これは先にご紹介した記事において、ヒートテックの問題点として挙げていますが、繊維が汗を吸着することによる発熱機構のみであると、繊維が吸着できる量を超えて大量に汗をかいてしまうと、繊維に吸着できなかった水分が気化することで、今度は逆に体が冷えてしまいます。
一方、ただ保温性が高く暖かいだけだと、汗が中にこもってしまいます。
つまり、この場合は「汗は体から逃がしつつ、かつ体温は逃がさずに保温をする」必要があります。
そういえば、これまでの記事はいくつもの矛盾した要望を叶えるための工夫について紹介してきましたね…。
例えば、「雨は通さずに、中にこもった湿度は逃がしたい」ということで雨粒よりも小さな細孔の開いたゴアテックスや水と親和性が高い繊維を使ったポリウレタン膜などを紹介しました。
また、「汗を吸ったら、すぐに乾かしたい」ということで吸水性はほとんどないポリエステル繊維の毛細管現象で肌から汗を吸い取り、外へ放散させる技術を紹介しました。

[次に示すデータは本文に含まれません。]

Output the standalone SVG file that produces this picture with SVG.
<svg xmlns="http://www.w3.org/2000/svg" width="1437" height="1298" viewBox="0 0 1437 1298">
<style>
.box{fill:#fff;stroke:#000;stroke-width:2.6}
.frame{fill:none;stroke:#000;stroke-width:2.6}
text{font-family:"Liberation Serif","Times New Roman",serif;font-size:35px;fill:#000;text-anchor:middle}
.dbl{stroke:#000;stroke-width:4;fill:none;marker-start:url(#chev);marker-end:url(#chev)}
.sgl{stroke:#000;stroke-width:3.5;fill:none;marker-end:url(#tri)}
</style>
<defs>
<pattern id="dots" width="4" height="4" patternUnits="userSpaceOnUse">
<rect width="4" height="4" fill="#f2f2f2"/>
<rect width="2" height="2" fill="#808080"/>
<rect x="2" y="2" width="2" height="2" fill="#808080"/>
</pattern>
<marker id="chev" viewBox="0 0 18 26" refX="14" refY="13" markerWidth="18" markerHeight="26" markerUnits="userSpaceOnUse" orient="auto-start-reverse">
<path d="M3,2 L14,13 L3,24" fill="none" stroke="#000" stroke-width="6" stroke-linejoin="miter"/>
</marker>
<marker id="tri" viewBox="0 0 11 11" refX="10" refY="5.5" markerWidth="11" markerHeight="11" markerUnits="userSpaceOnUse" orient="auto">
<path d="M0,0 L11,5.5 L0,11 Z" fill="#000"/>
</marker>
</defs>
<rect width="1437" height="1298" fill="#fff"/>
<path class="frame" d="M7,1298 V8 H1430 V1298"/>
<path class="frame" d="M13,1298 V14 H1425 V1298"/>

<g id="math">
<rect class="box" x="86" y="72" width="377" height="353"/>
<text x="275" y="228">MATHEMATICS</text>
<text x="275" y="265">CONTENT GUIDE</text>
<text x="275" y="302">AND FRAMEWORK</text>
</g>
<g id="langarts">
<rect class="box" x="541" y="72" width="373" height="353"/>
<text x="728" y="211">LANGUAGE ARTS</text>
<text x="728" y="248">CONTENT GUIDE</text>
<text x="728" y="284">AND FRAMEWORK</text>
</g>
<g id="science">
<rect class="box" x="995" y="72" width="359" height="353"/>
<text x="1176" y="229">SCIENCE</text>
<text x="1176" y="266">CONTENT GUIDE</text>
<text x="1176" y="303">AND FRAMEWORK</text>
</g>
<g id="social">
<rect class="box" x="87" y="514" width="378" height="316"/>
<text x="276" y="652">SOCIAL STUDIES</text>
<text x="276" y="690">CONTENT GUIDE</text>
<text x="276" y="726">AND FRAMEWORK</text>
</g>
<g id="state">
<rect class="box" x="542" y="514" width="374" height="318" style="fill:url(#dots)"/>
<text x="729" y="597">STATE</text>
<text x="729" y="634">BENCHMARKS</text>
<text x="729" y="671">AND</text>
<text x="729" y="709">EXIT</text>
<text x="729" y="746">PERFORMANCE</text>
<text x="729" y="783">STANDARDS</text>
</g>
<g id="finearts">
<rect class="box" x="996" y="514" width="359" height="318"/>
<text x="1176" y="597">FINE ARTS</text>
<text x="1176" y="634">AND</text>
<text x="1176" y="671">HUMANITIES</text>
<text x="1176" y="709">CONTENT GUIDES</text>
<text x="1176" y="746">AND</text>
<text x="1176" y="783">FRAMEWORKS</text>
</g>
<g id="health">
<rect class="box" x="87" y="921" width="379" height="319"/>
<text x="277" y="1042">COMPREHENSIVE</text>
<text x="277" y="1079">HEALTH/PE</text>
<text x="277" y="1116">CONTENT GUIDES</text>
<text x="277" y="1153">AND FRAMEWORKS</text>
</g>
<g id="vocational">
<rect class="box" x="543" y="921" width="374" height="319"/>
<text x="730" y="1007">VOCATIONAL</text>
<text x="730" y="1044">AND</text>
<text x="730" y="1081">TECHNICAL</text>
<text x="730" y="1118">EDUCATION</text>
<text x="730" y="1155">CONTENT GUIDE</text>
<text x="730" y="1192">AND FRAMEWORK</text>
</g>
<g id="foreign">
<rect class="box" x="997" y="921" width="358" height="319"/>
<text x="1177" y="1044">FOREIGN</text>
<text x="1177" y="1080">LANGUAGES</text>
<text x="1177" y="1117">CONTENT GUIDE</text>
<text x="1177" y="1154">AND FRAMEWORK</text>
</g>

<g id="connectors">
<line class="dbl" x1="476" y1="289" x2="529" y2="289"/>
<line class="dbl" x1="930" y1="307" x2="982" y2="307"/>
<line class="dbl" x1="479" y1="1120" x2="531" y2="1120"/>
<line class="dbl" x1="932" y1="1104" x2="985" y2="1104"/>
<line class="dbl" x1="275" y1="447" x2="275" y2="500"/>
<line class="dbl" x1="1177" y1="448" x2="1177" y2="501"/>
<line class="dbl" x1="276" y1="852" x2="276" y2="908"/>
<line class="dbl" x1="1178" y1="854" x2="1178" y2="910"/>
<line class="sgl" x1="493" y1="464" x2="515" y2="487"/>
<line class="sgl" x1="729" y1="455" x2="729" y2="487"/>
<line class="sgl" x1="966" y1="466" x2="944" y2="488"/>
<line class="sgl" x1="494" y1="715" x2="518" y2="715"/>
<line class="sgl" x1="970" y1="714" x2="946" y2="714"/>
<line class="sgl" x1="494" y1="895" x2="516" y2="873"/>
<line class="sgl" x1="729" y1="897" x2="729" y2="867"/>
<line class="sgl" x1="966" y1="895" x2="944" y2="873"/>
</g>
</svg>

今回の技術は、上述した技術と比較して微妙に力点が異なります。
吸水性の少ない繊維としては先述したようにポリエステルが挙げられますが、同時に体の熱をできるだけ奪わないように熱伝導率は低くなければなりません。
しかしポリエステルの代表であるPET(ポリエチレンテレフタレート)の熱伝導率は各種プラスチックの中でも比較的高いのです。
吸水性が少なく、熱伝導率が小さい合成繊維というと、ポリプロピレンか、ポリ塩化ビニルになります。
ポリプロピレン繊維は、以前の記事において紹介しているように防護服やマスクなどを構成する不織布の原料としてよく用いられていますが、耐久性に乏しく実用化されていません。
(とはいえ、少しググッたら、同じ目的で挑戦している企業もあるようです)
となると、ポリ塩化ビニル繊維を使うしかありません。
ポリ塩化ビニル繊維の衰退にも負けないものづくり精神
ポリ塩化ビニル(PVC)のことをよく「塩ビ」というのですが、ご存じでしょうか?
たとえば、水道管などは「塩ビ管」とも言われ、一時期はプラスチックといえば塩ビという時代もありました。
しかし、オゾン層破壊、あるいは環境ホルモン(このワード覚えていますか?正確には「外因性内分泌かく乱化学物質」と言います)など環境問題に関する社会の意識が高まった時期に、分子内に塩素を含むこのPVCを廃棄・燃焼した場合にダイオキシンが発生し、オゾン層を破壊する、またPVCに含まれる可塑剤と呼ばれる添加剤が環境ホルモンの原因である、というような理由で、他の樹脂への切り替えがどんどん進み、すっかり廃れてしまいました。
この「ひだまり®」も当時は帝人が製造していた「テビロン」という繊維を用いて製造されていたそうですが、このあおりを受け、2009年帝人は「デビロン」の生産を中止。国内でポリ塩化ビニル繊維を製造しているメーカーがなくなってしまいました。
そこで、フランスの Rhovyl (ロービル)という企業から、ポリ塩化ビニル繊維ロビロン(RHOVYLON)を導入、さらに、求める機能を発揮させるために、「ロビロン」を80%、アクリルを20%の割合で混紡した「ダンロン」という繊維を自ら開発して、製造を継続させたということです。
その他、開発秘話はもう色々ありすぎて、Climbさんの記事を読むだけでも面白いので是非。なんだか下町ロケットを想起させる内容に目頭が熱くなります。
「ひだまり®」が宇宙ステーションで用いられる訳
おぉっと…宇宙の話をすっかり忘れていました。
今回、なぜISSへの搭載が決定したかというと、宇宙航空研究開発機構(JAXA)が募集した「第2回宇宙生活/地上生活に共通する課題を解決するアイデア」に健繊が応募したためです。
この動画の中でも「汗が垂れず表面張力で張り付くので不快でした」というコメントがありますが、まさにこの「ひだまり®」は「運動時の不快な汗を吸い上げるマルチウェア」というコンセプトで採用が決定しました。
採用されたのは、上述した「HIDAMARI Qomolangma8848」(ひだまりチョモランマ)と、Tシャツ型の「HIDAMARI SPACE DRY-WEAR」(ひだまりスペースドライウェア)です。
ドライウェアの方は、抗菌や消臭なども付与させています。

思い切った視点で物事を見ることの重要性
製品を構成している原料が製造中止になったとき、通常であれば諦めてしまうことも多いと思うのです。
しかし、あきらめずに生産しているメーカーを海外から見つけ、さらに混紡して自分たちの求める繊維原料を自ら作ってしまうというところがすごいなと思いました(安直な感想ですみません)。
健繊の開発精神と、今回のTHINK SPACE LIFEのコンセプト、「宇宙での生活における様々な課題を改めて掘り起こし、それを解決することで、思ってもみなかった新しいアイディアを創出する」が合致したことで今回の採用につながったのではないかと思いました。